Ainda, trazer o futuro para o agora também faz parte dos planos da cooperativa. “O próximo passo é desenvolver aplicativos e organismos que possam gerar oportunidade, com novos produtos por exemplo, patentear tudo originário da nossa biodiversidade e, assim, conseguir conquistar mercados. Além disso, queremos trabalhar com inovação, desenvolver novos empreendimentos e tecnologias sustentáveis que possam gerar oportunidade de geração de renda para a nossa cooperativa”, enfatiza o presidente.

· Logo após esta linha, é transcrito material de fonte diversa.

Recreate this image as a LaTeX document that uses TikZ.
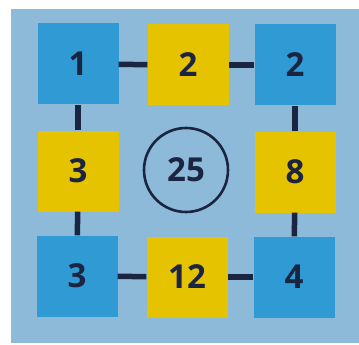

Uma cooperativa de Pernambuco que surgiu da necessidade aliada a uma boa ideia alcançou duas décadas de existência, sobreviveu perante as adversidades e crises nacionais e globais e se estabeleceu a partir da agricultura completamente sustentável. Provas de que é possível não faltam. E talvez tenha chegado o momento de olhar para dentro antes de se espelhar nos de fora. O Brasil é riquíssimo e não só no fator econômico.
Para finalizar, José Claudio, presidente da Cooates, divide a fórmula do êxito cooperativista. “Continuar com excelência é sempre buscar envolver as pessoas e mostrar que há diferentes caminhos a serem traçados. A solução não é feita só por uma pessoa. É no coletivo que a gente encontra as saídas”.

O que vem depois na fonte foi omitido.